Thursday, February 5, 2009

More Bad News as Financial Collapse Continues

Scrooge and Bob Cratchit, from A Christmas Carol by Charles Dickens, illustrated by John Leech in 1843

As in earlier deflationary bear periods, the stock markets react with sporadic rallies every once in a while. Unlike the reformed Scrooge, who shared his good spirits and bounty with those around him, our markets's good spirits are more than a bit premature.

The last two days have brought lots of bad economic and financial news. Some people will this as a contrary indicator of a market rally to come, but when you consider the depth of the debt load to be worked off in the US, however, I think that the negative news is just one more step in a long and bumpy downward slope. The headlines reveal deep underlying problems that will take some time to work out. It seems very unlikely that the downward spiral will end soon.

US credit card delinquencies at record high

Consumers continue to be crushed by high debt and unemployment. For the month of January, US credit card delinquencies hit a record high, payments at least 60 days late rose almost half a percentage point last month to a record 3.75 per cent, and credit card lenders wrote off loans to delinquent borrowers at nearly record levels.

New jobless claims surge to 26-year high

It is highly likely that US consumers will be pinched harder in coming months as unemployment continues to increase. First-time claims for state unemployment insurance rose to 626,000 during the last week in January, which was the highest since October 1982. The number of people remaining on the jobless benefit rolls hit a record high.

Factory orders drop 3.9 percent in December

Economic output continues to decline. U.S. factory orders fell for a record fifth straight month in December. The Commerce Department announced that orders dropped by 3.9 percent during the month, an even bigger decline than the 3 percent that economists had predicted. Not only is domestic demand falling, but exports are falling due to the worldwide downturn.

Russia, East Europe Stocks Face ‘Massive’ Drop, Roubini Says

Stock markets are declining overseas, and the risk of further declines is high. Nouriel Roubini predicted that Russian and eastern European equities may fall further because earnings and other fundamental measures mean little in the current economic turmoil. Russia's RTS index fell 72 percent and the NTX index of central and east European stocks fell 57 percent in 2008. However, during an interview in Moscow, Roubini warned that “In market dynamics, prices can move far below what fundamentals justify.” He also warned: “There is still a massive downside for equities in the region.”

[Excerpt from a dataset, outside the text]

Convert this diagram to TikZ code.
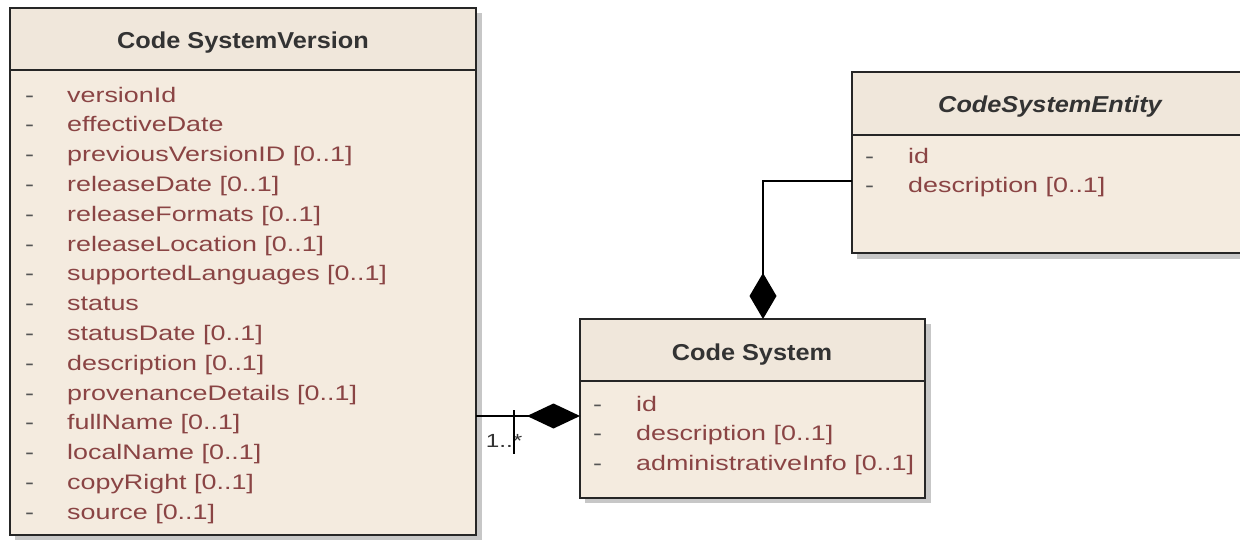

Britain 'headed' for deepest slump in 60 years

The bad news from Britain continues. The National Institute of Economic and Social Research forecasts that the sharpest plunge in consumer spending since the Second World War will drive Britain this year into its deepest economic slump since World War II. Consumer spending this year is set to plummet by 3.8 per cent. This is twice the previous record annual drop of 1.6 per cent in 1991, and is in contrast to an average increase of 3.5 percent annually over the past decade.

Obama hits back at stimulus critics, says failure to approve bill could bring catastrophe

President Obama has attached a great deal of urgency to the economic stimulus legislation that is working through Congress, which seems fitting at a time when the economic downturn is assuming threatening proportions and the news worsens daily. Speaking out in reaction to the Republican opposition that threatens to stall the bill, the President warned that failure to act quickly "will turn crisis into a catastrophe and guarantee a longer recession." Not everyone agrees that a stimulus will reduce the severity of the downturn, but the economic situation is indeed getting bad.

The Collapse Continues

News like this will continue for some months to come. The direction of the markets is probably down too.

Poster for the "War of Wealth" by Charles Turner Dazey, a play inspired by the Panic of 1893, opened February 10, 1896.